California needs an additional 1.8 million new homes by 2025 to meet expected population growth, which means 180,000 new units must be built annually compared to the paltry pace of 80,000 homes per year seen for the last decade.

From 1955 to 1989 the state saw 200,000 units built annually so it definitely is possible.

With California’s desirable climate, diverse economy, and many of the nation’s top colleges, the state continues to experience strong housing demand, according to a draft statewide housing assessment released recently by the California Department of Housing and Community Development.

The report — California’s Housing Future: Challenges and Opportunities — notes, however, that housing construction is constrained by regulatory barriers, high costs, and fewer public resources.

In addition to the 100,000-unit shortfall per year in new construction, some of the housing challenges facing the state include:

  • Lack of supply and rising costs are compounding growing inequality and limiting advancement opportunities for younger Californians. Without intervention much of the housing growth is expected to overlap significantly with disadvantaged communities and areas with less job availability,
  • Continued sprawl will decrease affordability and quality of life while increasing transportation costs.
  • The majority of Californian renters — more than 3 million households — pay more than 30 percent of their income toward rent, and nearly one-third — more than 1.5 million households — pay more than 50% of their income toward rent.
  • Overall homeownership rates are at their lowest since the 1940s.
  • California is home to 12 percent of the nation’s population, but a disproportionate 22 percent of the nation’s homeless population.
  • For California’s vulnerable populations, discrimination and inadequate accommodations for people with disabilities are worsening housing cost and affordability challenges.
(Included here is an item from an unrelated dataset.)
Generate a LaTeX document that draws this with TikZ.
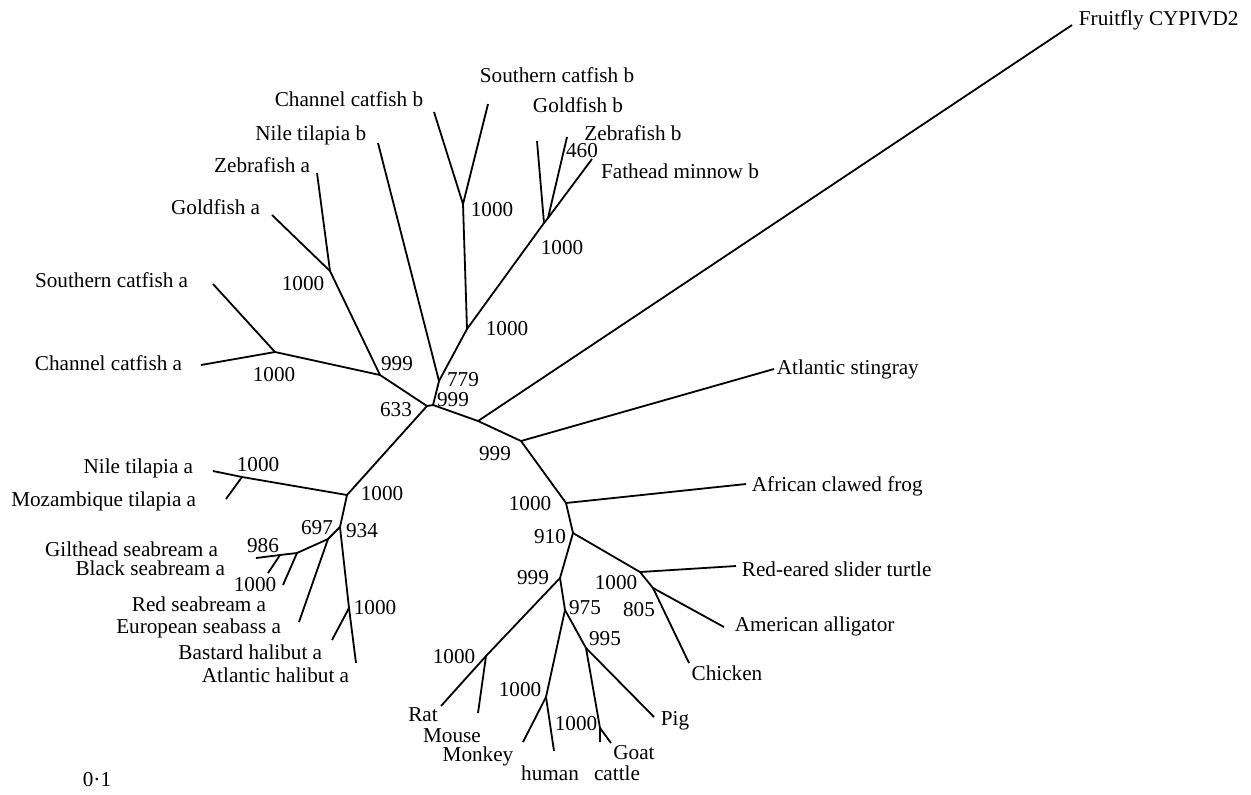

The report noted that potential actions on the cost of housing fall under three broad categories:

  • Reforming land use policies to advance affordability, sustainability, equity.
  • Addressing housing and access needs for vulnerable populations through greater inter-agency coordination, program design, and evaluation.
  • Investing in affordable home development and rehabilitation, rental and homeownership assistance, and community development.

“New home construction is unsustainably low,” said Ben Metcalf, director of the Dept. of Housing and Community Development. He was the keynote speaker at the recent  “Housing Our Workers” forum organized by the Southland Regional Association of Realtors, the Valley Economic Alliance, and BizFed Institute.

“It compounds today’s challenges, Metcalf said.” Over the coming weeks I’ll explore the concerns and recommendations that emerged from that forum and the state’s housing assessment report.

Marty Kovacs is the 2017 Chairman of the Santa Clarita Valley Division of the 9,500-member Southland Regional Association of Realtors. David Walker, of Walker Associates, co-authors articles for SRAR. The column represents SRAR’s views and not necessarily those of The Signal. The column contains general information about the real estate market and is not intended to replace advice from your Realtor or other realty related professionals.